Our daughters can grow up to be such a blessing to us. We will watch them learn things, then we will watch them live those same things out. They won't always have mom fixing things up for them. They MUST learn it at home, not the hard way.

Our girls should never be bored. There is a world of things out there they can be taught and trained to do. Those same things will cause your daughter to want to be excited to be at home………even by herself because she has so many projects going for the good of the household. Even if it is just for her and her husband.

Decorating, reading biographies, vegetable garden, make curtains, fix a 'real' supper every night, being frugal, laundry expert, make real bread, be a good home-school teacher, get stains out, antiques, animal care, crafts, schedules, goals, card making, Bible Study, child hood illnesses, child training, library use, make some soap, can some pickles, letter writing, photography, collections, music and piano, selling their wares, parties, games, outings, foreign language, hot sauce, make jam or jelly, make a candle or a bar of soap, back yard birding, knit, real pie crusts, wreaths, crochet, recipe books.......piles of them, uses for vinegar and baking soda.

Our daughters must know the difference between Comet and Cornstarch.

Here are some random words and phrases from Proverbs 31:

Virtuous, trust, rubies, seeketh, worketh willingly, she riseth, giveth, considereth, fruit of her hands, girdeth her loins, strength, merchandise is good, hand to the poor, hands to the needy, not afraid of snow, clothed with scarlet, maketh, silk and purple, husband is knowin in the gates, maketh, selleth, delivereth, honour, openeth her mouth with wisdom, law of kindness, looketh well, children arise up and clal her blessed, praiseth, thou excellest them all, beauty is vain…….feareth the Lord, Let her own works praise her in the gates.

Let us take the time to train our daughters and not give in to ease so one day they can be a crown to their own husband and teach their daughters what they know.
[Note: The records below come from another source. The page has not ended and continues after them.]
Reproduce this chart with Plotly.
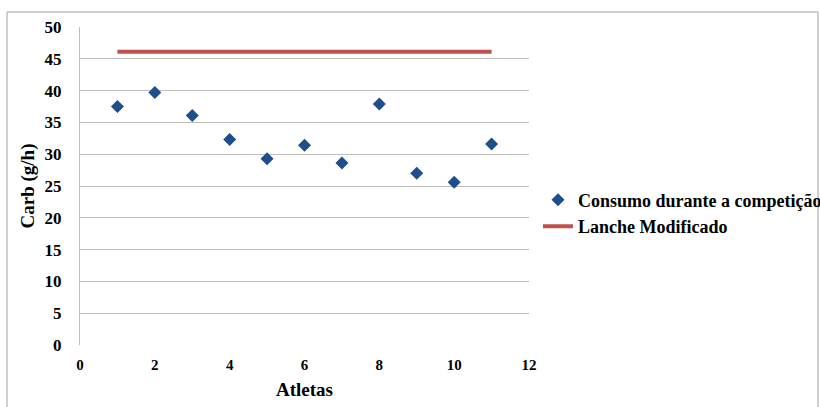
import plotly.graph_objects as go

# Carbohydrate intake per athlete during competition (g/h)
athletes = [1, 2, 3, 4, 5, 6, 7, 8, 9, 10, 11]
consumo = [37.5, 39.7, 36.1, 32.3, 29.3, 31.4, 28.6, 37.9, 27.0, 25.6, 31.6]

# Reference level provided by the modified snack
lanche_x = [1, 11]
lanche_y = [46.1, 46.1]

x_ticks = [0, 2, 4, 6, 8, 10, 12]
y_ticks = [0, 5, 10, 15, 20, 25, 30, 35, 40, 45, 50]

serif = "Liberation Serif"

fig = go.Figure()
fig.add_trace(go.Scatter(
    x=athletes, y=consumo, mode="markers",
    name="Consumo durante a competição",
    marker=dict(symbol="diamond", size=10, color="#1F4E8C"),
))
fig.add_trace(go.Scatter(
    x=lanche_x, y=lanche_y, mode="lines",
    name="Lanche Modificado",
    line=dict(color="#C0504D", width=4),
))

fig.update_layout(
    width=820, height=407,
    margin=dict(l=80, r=291, t=27, b=62, autoexpand=False),
    paper_bgcolor="white", plot_bgcolor="white",
    font=dict(family=serif, color="black", size=15),
    xaxis=dict(
        range=[0, 12], tickvals=x_ticks, showgrid=False,
        zeroline=False, showline=False, ticks="", ticklabelstandoff=9,
        tickfont=dict(family=serif, size=15, weight="bold"),
        title=dict(text="<b>Atletas</b>", font=dict(family=serif, size=19), standoff=10),
    ),
    yaxis=dict(
        range=[0, 50], tickvals=y_ticks, showgrid=True,
        gridcolor="#BEBEBE", gridwidth=1,
        zeroline=False, showline=True, linecolor="#BEBEBE", linewidth=1,
        ticks="", ticklabelstandoff=14,
        tickfont=dict(family=serif, size=17, weight="bold"),
        title=dict(text="<b>Carb (g/h)</b>", font=dict(family=serif, size=19), standoff=4),
    ),
    legend=dict(
        x=1.02, y=0.415, xanchor="left", yanchor="middle",
        bgcolor="rgba(0,0,0,0)", itemwidth=30, tracegroupgap=0,
        font=dict(family=serif, size=18, weight="bold"),
    ),
    shapes=[dict(
        type="rect", xref="paper", yref="paper",
        x0=-73 / 449, x1=738 / 449, y0=-70 / 318, y1=333 / 318,
        line=dict(color="#A0A0A0", width=1), layer="below",
    )],
)

fig.write_html("out.html")
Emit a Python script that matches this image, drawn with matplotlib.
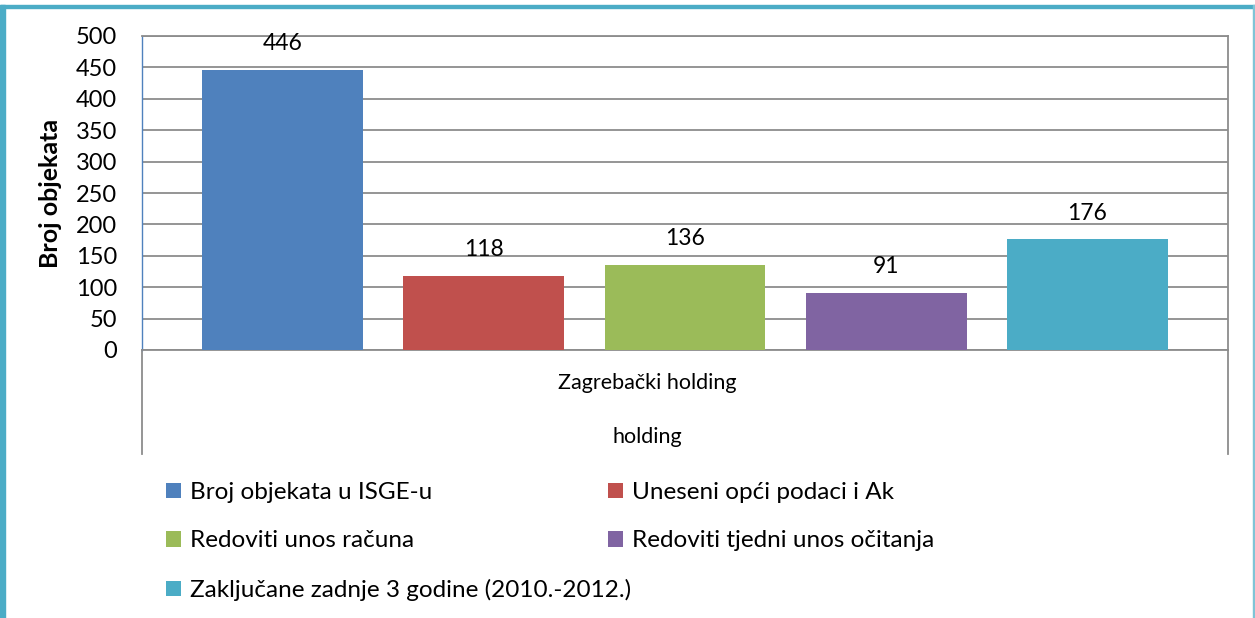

Pr 12:4 A virtuous woman is a crown to her husband: but she that maketh ashamed is as rottenness in his bones.

Comments

Anonymous said…
Wonderful post, Mrs. Mobunny!
Julie said…
Awesome. I started reading your blog when your daughter promoted you on her blog. I have always been impressed with how she presents herself and enjoy reading her blog, when I have some extra time.
I am a mommy to three young daughters. I did not have a mom who encouraged me to not be idle so Im learning a lot of stuff as I go. It is definatly an uphill struggle and it is that much harder because I am trying to train my girls at the same time.
Thank you so much for this post of encouragement. I would enjoy reading more about how you trained your daughters and your sons as I have two little boys coming up as well. I am always seeking wisdom from the older women out there.
Thank you again for your words of wisdome here.
Anonymous said…
I thoroughly enjoyed that post!What a good devotion. I have 4 children. 2girls-2boys. And you are sooo right in all you said. No wonder Olivia rises up to call you blessed!
I am Melissa Smith. My husband pastors an IFB church in Arab, Al. I would love to sit and talk with you for a short while--to glean from your wisdom.
Lissa@otelco.net
Anonymous said…
May I mention an idea?
My daughter Lauren is 10 and she has been saved. Her life shows fruit and she is faithful. We homeschool to like you said.. keep them from the filth of the world as best we can.. well, in our church there is no little girls her age. Though her 5 yr.old sister is her best friend whom she loves very much- I know that she would enjoy a pen pal that is raised in a family of like faith such as your daughter(the younger) please e mail me to let me know what you think. Perhaps it could be done as a homeschooling thing?
lissa@otelco.net
Thanks so much! ~Melissa Smith
Anonymous said…
thanks Julie!!!!!
I always think of things I'd like to come in and blog......but can't seem to get in here as often as I'd like!

Melissa, I'll get with you......
Marissa said…
Great post. Lots to think about!
Anonymous said…
wow...reading that was almost painful. this is my reality. one that i must face. i am flooded with so many emotions right now. thank you for sharing your thoughts and opening my eyes.